Role Resolution Workflow

When a request comes into the system, a role resolution workflow takes place:

  1. Token Analysis: The system examines the JWT token to extract user identity and group memberships
  2. Group Role Lookup: For each group the user belongs to, the system looks up associated roles
  3. User-Specific Role Lookup: The system checks for any user-specific role assignments
  4. Role Aggregation: All applicable roles are combined into a single set
  5. Authorization Decision: The request is authorized if the required role exists in the user's role set

This flow is implemented in the authorize function found in src/api/plugins/auth.ts.
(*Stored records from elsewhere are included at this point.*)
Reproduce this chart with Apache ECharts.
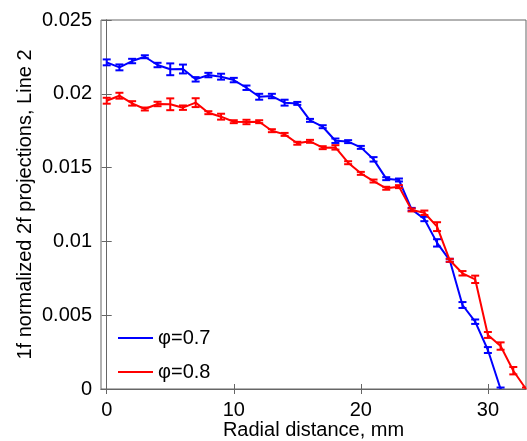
<!DOCTYPE html>
<html>
<head>
<meta charset="utf-8">
<script src="https://cdn.jsdelivr.net/npm/echarts@6/dist/echarts.min.js"></script>
<style>html,body{margin:0;padding:0;background:#fff;}#c{width:527px;height:441px;}</style>
</head>
<body>
<div id="c"></div>
<script>
const xTicks = [0, 10, 20, 30];
const blueX = [0,1,2,3,4,5,6,7,8,9,10,11,12,13,14,15,16,17,18,19,20,21,22,23,24,25,26,27,28,29,30,31];
const blueY = [0.02213,0.02179,0.02222,0.02251,0.02195,0.02166,0.02168,0.02098,0.02127,0.02116,0.02093,0.02041,0.01980,0.01985,0.01940,0.01935,0.01820,0.01777,0.01682,0.01676,0.01637,0.01556,0.01425,0.01416,0.01217,0.01152,0.00990,0.00872,0.00569,0.00456,0.00264,0.0];
const blueErr = [0.0002,0.0002,0.00015,0.0001,0.00015,0.0004,0.0003,0.00015,0.00015,0.0002,0.00015,0.00015,0.0002,0.00015,0.0002,0.0001,0.0001,0.0001,0.00015,0.0001,0.0001,0.00015,0.0001,0.0001,0.0001,0.00015,0.00025,0.0001,0.0002,0.00015,0.0002,0.0001];
const redX = [0,1,2,3,4,5,6,7,8,9,10,11,12,13,14,15,16,17,18,19,20,21,22,23,24,25,26,27,28,29,30,31,32,33];
const redY = [0.01953,0.01987,0.01935,0.01897,0.01931,0.01929,0.01906,0.01940,0.01872,0.01845,0.01811,0.01809,0.01811,0.01750,0.01725,0.01665,0.01678,0.01635,0.01637,0.01533,0.01461,0.01409,0.01360,0.01371,0.01213,0.01194,0.01100,0.00872,0.00784,0.00743,0.00366,0.00291,0.00124,0.0];
const redErr = [0.0002,0.0002,0.00015,0.0001,0.00015,0.0004,0.00015,0.0003,0.0001,0.0002,0.0001,0.00015,0.0001,0.0001,0.0001,0.0001,0.0001,0.0001,0.00015,0.0001,0.0001,0.0001,0.0001,0.0001,0.0001,0.00015,0.0003,0.0001,0.00015,0.00025,0.0002,0.00025,0.00025,0.0001];
const seriesNames = ['φ=0.7', 'φ=0.8'];
const colors = ['#0000ff', '#ff0000'];

const font = 'Liberation Sans, Arial, sans-serif';
function pts(xs, ys){ return xs.map((x,i)=>[x, ys[i]]); }
function errData(xs, ys, es){ return xs.map((x,i)=>[x, ys[i]-es[i], ys[i]+es[i]]); }
function errRender(color){
  return function(params, api){
    const lo = api.coord([api.value(0), api.value(1)]);
    const hi = api.coord([api.value(0), api.value(2)]);
    const w = 4;
    const st = {stroke: color, lineWidth: 2};
    return {type:'group', children:[
      {type:'line', shape:{x1:lo[0], y1:lo[1], x2:hi[0], y2:hi[1]}, style: st},
      {type:'line', shape:{x1:lo[0]-w, y1:lo[1], x2:lo[0]+w, y2:lo[1]}, style: st},
      {type:'line', shape:{x1:hi[0]-w, y1:hi[1], x2:hi[0]+w, y2:hi[1]}, style: st}
    ]};
  };
}
const axisLine = {show:true, lineStyle:{color:'#666', width:1}};
const chart = echarts.init(document.getElementById('c'));
chart.setOption({
  animation:false,
  backgroundColor:'#fff',
  grid:{left:101, right:1, top:20, bottom:52, show:true, borderColor:'#666', borderWidth:1,
        containLabel:false, outerBoundsMode:'none'},
  legend:{
    orient:'vertical', left:113, top:323, itemWidth:35, itemHeight:2, itemGap:14,
    icon:'rect',
    data: seriesNames,
    textStyle:{fontFamily:font, fontSize:20, color:'#000'}
  },
  xAxis:[{
    type:'value', min:-0.45, max:33,
    name:'Radial distance, mm', nameLocation:'middle', nameGap:31, nameMoveOverlap:false,
    nameTextStyle:{fontFamily:font, fontSize:20, color:'#000'},
    axisLine: axisLine,
    axisTick:{show:true, inside:true, length:5, customValues:xTicks, lineStyle:{color:'#666'}},
    axisLabel:{show:true, customValues:xTicks, margin:11, fontFamily:font, fontSize:20, color:'#000'},
    splitLine:{show:false}
  },{
    type:'value', position:'top', min:-0.45, max:33,
    axisLine: axisLine,
    axisTick:{show:true, inside:true, length:5, customValues:xTicks, lineStyle:{color:'#666'}},
    axisLabel:{show:false}, splitLine:{show:false}
  }],
  yAxis:[{
    type:'value', min:0, max:0.025, interval:0.005,
    name:'1f normalized 2f projections, Line 2', nameLocation:'middle', nameGap:66, nameMoveOverlap:false,
    nameTextStyle:{fontFamily:font, fontSize:20, color:'#000'},
    axisLine: axisLine,
    axisTick:{show:true, inside:true, length:5, lineStyle:{color:'#666'}},
    axisLabel:{margin:9, fontFamily:font, fontSize:20, color:'#000',
      formatter:function(v){ return String(Number(v.toFixed(4))); }},
    splitLine:{show:false}
  },{
    type:'value', position:'right', min:0, max:0.025, interval:0.005,
    axisLine: axisLine,
    axisTick:{show:true, inside:true, length:5, lineStyle:{color:'#666'}},
    axisLabel:{show:false}, splitLine:{show:false}
  }],
  series:[
    {name:seriesNames[0], type:'line', data:pts(blueX, blueY), symbol:'none', clip:true,
      lineStyle:{color:colors[0], width:2}, itemStyle:{color:colors[0]}, z:2},
    {type:'custom', data:errData(blueX, blueY, blueErr), renderItem:errRender(colors[0]), clip:true, z:2, silent:true},
    {name:seriesNames[1], type:'line', data:pts(redX, redY), symbol:'none', clip:true,
      lineStyle:{color:colors[1], width:2}, itemStyle:{color:colors[1]}, z:3},
    {type:'custom', data:errData(redX, redY, redErr), renderItem:errRender(colors[1]), clip:true, z:3, silent:true}
  ]
});
</script>
</body>
</html>
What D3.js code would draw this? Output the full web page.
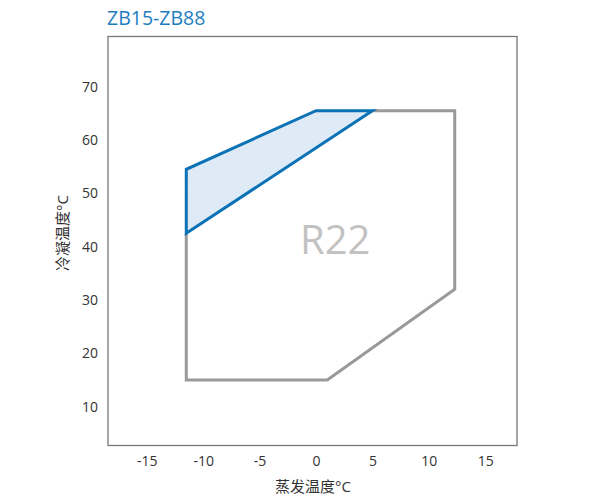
<!DOCTYPE html>
<html><head><meta charset="utf-8">
<script src="https://cdn.jsdelivr.net/npm/d3@7"></script>
<style>body{margin:0;background:#fff}</style>
</head><body>
<svg id="c" width="600" height="504"></svg>
<script>
const title = "ZB15-ZB88";
const xTicks = [-15, -10, -5, 0, 5, 10, 15];
const yTicks = [10, 20, 30, 40, 50, 60, 70];
// R22 envelope (evaporating °C, condensing °C)
const r22X = [-11.5, -11.5, 1, 12.3, 12.3, 5];
const r22Y = [42.5, 15, 15, 32, 65.5, 65.5];
// ZB15-ZB88 blue zone
const zbX = [-11.5, -11.5, 0, 5];
const zbY = [42.5, 54.5, 65.5, 65.5];
const xLabel = "蒸发温度°C";
const yLabel = "冷凝温度°C";
const regionLabel = "R22";

const svg = d3.select("#c");
const L = 108, R = 517, T = 36.5, B = 445.5;
const x = d3.scaleLinear().domain([-18.44, 17.82]).range([L, R]);
const y = d3.scaleLinear().domain([2.72, 79.4]).range([B, T]);
const font = "'Open Sans', 'Noto Sans CJK SC', sans-serif";

svg.append("text").attr("x", 107).attr("y", 25).text(title)
  .attr("font-family", font).attr("font-size", 19.5).attr("fill", "#1d7dbf");

svg.append("rect").attr("x", L).attr("y", T).attr("width", R - L).attr("height", B - T)
  .attr("fill", "none").attr("stroke", "#777").attr("stroke-width", 1.3);

const line = d3.line().x(d => x(d[0])).y(d => y(d[1]));
const r22 = r22X.map((v, i) => [v, r22Y[i]]);
const zb = zbX.map((v, i) => [v, zbY[i]]);

svg.append("path").attr("d", line(r22)).attr("fill", "none")
  .attr("stroke", "#999").attr("stroke-width", 3).attr("stroke-linejoin", "miter");
svg.append("path").attr("d", line(zb) + "Z").attr("fill", "#deeaf6")
  .attr("stroke", "#0b72b5").attr("stroke-width", 3).attr("stroke-linejoin", "miter");

svg.append("text").attr("x", x(1.7)).attr("y", y(38.6)).attr("text-anchor", "middle")
  .text(regionLabel).attr("font-family", font).attr("font-size", 40).attr("fill", "#c2c2c2");

const fmt = d => String(d);
const xa = svg.append("g").attr("transform", `translate(0,${B})`)
  .call(d3.axisBottom(x).tickValues(xTicks).tickSize(0).tickPadding(11).tickFormat(fmt));
xa.select(".domain").remove();
xa.selectAll("text").attr("font-family", font).attr("font-size", 14).attr("fill", "#333");

const ya = svg.append("g").attr("transform", `translate(${L},0)`)
  .call(d3.axisLeft(y).tickValues(yTicks).tickSize(0).tickPadding(10).tickFormat(fmt));
ya.select(".domain").remove();
ya.selectAll("text").attr("font-family", font).attr("font-size", 14).attr("fill", "#333");

svg.append("text").attr("x", 313).attr("y", 492).attr("text-anchor", "middle").text(xLabel)
  .attr("font-family", font).attr("font-size", 15).attr("fill", "#333");
svg.append("text").attr("transform", "translate(68,233) rotate(-90)").attr("text-anchor", "middle")
  .text(yLabel).attr("font-family", font).attr("font-size", 15).attr("fill", "#333");
</script>
</body></html>
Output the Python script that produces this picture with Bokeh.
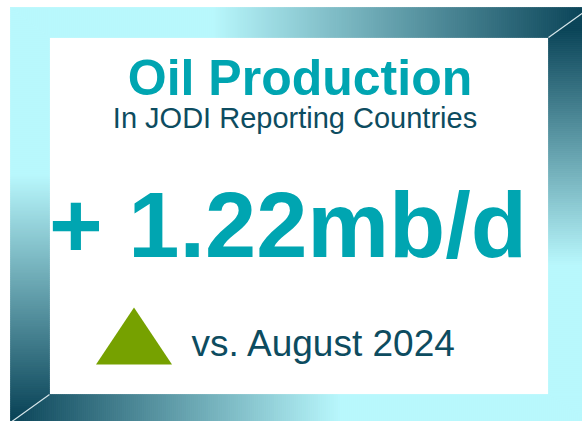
import numpy as np
from bokeh.plotting import figure
from bokeh.models import Range1d
from bokeh.embed import file_html
from bokeh.resources import INLINE
from bokeh.core.properties import value

# ---- content ----
title = "Oil Production"
subtitle = "In JODI Reporting Countries"
change_value = 1.22
change_unit = "mb/d"
comparison = "vs. August 2024"

# ---- styles ----
TEAL = "#00a5b1"
NAVY = "#0d4c60"
GREEN = "#76a100"
CYAN = np.array([184, 247, 252], dtype=float)
DARK = np.array([10, 68, 88], dtype=float)
FONT = value("Liberation Sans")
BASE_SHIFT = 0.34  # empirical alphabetic-baseline correction (em)

p = figure(width=582, height=421, x_range=Range1d(0, 582), y_range=Range1d(421, 0),
           output_backend="svg", toolbar_location=None, min_border=0,
           x_axis_location=None, y_axis_location=None)
p.grid.visible = False
p.outline_line_color = None
p.background_fill_color = "white"
p.border_fill_color = "white"

# ---- bevelled gradient frame ----
OX0, OY0, OX1, OY1 = 10, 7, 590, 422
IX0, IY0, IX1, IY1 = 49, 37, 548, 394


def mix(t):
    t = float(np.clip(t, 0, 1))
    c = CYAN + (DARK - CYAN) * t
    return "#%02x%02x%02x" % tuple(int(round(v)) for v in c)


def steps(a, b, kinks, step=2.0):
    pts = set(np.arange(a, b, step).tolist()) | {b} | set(kinks)
    return sorted(pts)


xs_all, ys_all, cols = [], [], []

def yb_top(x):
    if x < IX0:
        return OY0 + (x - OX0) * (IY0 - OY0) / (IX0 - OX0)
    if x > IX1:
        return IY0 - (x - IX1) * (IY0 - OY0) / (OX1 - IX1)
    return IY0

g = steps(OX0, OX1, [IX0, IX1])
for xa, xb in zip(g[:-1], g[1:]):
    xs_all.append([xa, xb, xb, xa])
    ys_all.append([OY0, OY0, yb_top(xb), yb_top(xa)])
    cols.append(mix(((xa + xb) / 2 - 212) / (582 - 212)))

def yt_bot(x):
    if x < IX0:
        return OY1 - (x - OX0) * (OY1 - IY1) / (IX0 - OX0)
    if x > IX1:
        return IY1 + (x - IX1) * (OY1 - IY1) / (OX1 - IX1)
    return IY1

for xa, xb in zip(g[:-1], g[1:]):
    xs_all.append([xa, xb, xb, xa])
    ys_all.append([yt_bot(xa), yt_bot(xb), OY1, OY1])
    cols.append(mix((340 - (xa + xb) / 2) / (340 - 12)))

def xr_left(y):
    if y < IY0:
        return OX0 + (y - OY0) * (IX0 - OX0) / (IY0 - OY0)
    if y > IY1:
        return IX0 - (y - IY1) * (IX0 - OX0) / (OY1 - IY1)
    return IX0

gy = steps(OY0, OY1, [IY0, IY1])
for ya, yb in zip(gy[:-1], gy[1:]):
    xs_all.append([OX0, xr_left(ya), xr_left(yb), OX0])
    ys_all.append([ya, ya, yb, yb])
    cols.append(mix(((ya + yb) / 2 - 175) / (415 - 175)))

def xl_right(y):
    if y < IY0:
        return OX1 - (y - OY0) * (OX1 - IX1) / (IY0 - OY0)
    if y > IY1:
        return IX1 + (y - IY1) * (OX1 - IX1) / (OY1 - IY1)
    return IX1

for ya, yb in zip(gy[:-1], gy[1:]):
    xs_all.append([xl_right(ya), OX1, OX1, xl_right(yb)])
    ys_all.append([ya, ya, yb, yb])
    cols.append(mix((265 - (ya + yb) / 2) / (265 - 30)))

p.patches(xs_all, ys_all, fill_color=cols, line_color=cols, line_width=0.8)

# miter highlights
p.segment(x0=[IX1, IX0], y0=[IY0, IY1], x1=[OX1, OX0], y1=[OY0, OY1],
          line_color="#d6e6ea", line_width=1.2)

# ---- texts ----
def put(x, baseline, txt, size, color, bold=False, align="center"):
    p.text(x=[x], y=[baseline - BASE_SHIFT * size], text=[txt], text_font=FONT,
           text_font_style="bold" if bold else "normal",
           text_font_size=f"{size}px", text_color=color, text_align=align,
           text_baseline="alphabetic")

put(299.5, 94, title, 50, TEAL, bold=True)
put(294.5, 127, subtitle, 29, NAVY)
put(287.5, 256, f"+ {change_value:.2f}{change_unit}", 92, TEAL, bold=True)
put(191, 356, comparison, 37, NAVY, align="left")

# ---- up indicator ----
tri_cx, tri_base, tri_w, tri_h = 133.5, 364, 76, 57
p.patch([tri_cx - tri_w / 2, tri_cx + tri_w / 2, tri_cx],
        [tri_base, tri_base, tri_base - tri_h],
        fill_color=GREEN, line_color=None)

open("out.html", "w").write(file_html(p, INLINE))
The function performs several crucial steps:

  1. Validates the JWT token from the request
  2. Extracts group memberships from the token
  3. Retrieves roles for each group the user belongs to
  4. Adds any role mappings from Azure configurations
  5. Incorporates user-specific role overrides from the database
  6. Performs authorization by checking if any required role is present in the user's role set
  7. Makes the user's roles available for use in request handlers

Auditing and Governance

Beyond just controlling access, our IAM architecture also facilitates auditing and governance:

  1. Action Logging: Critical actions are logged with the actor's identity
  2. Role Change Tracking: Changes to role assignments are tracked with timestamps
  3. Mandatory Group Requirements: Some actions (like adding users to certain groups) have prerequisite checks

For example, when modifying group membership, the system includes detailed audit logging in the IAM routes (src/api/routes/iam.ts), capturing the actor, target, action type, and timestamp for all permission changes. The message is logged with {type: "audit"} in the JSON field of the messages, enabling us to quickly filter and find actions in AWS CloudWatch.

This audit trail provides accountability and helps track actions over time. These logs are retained for one year.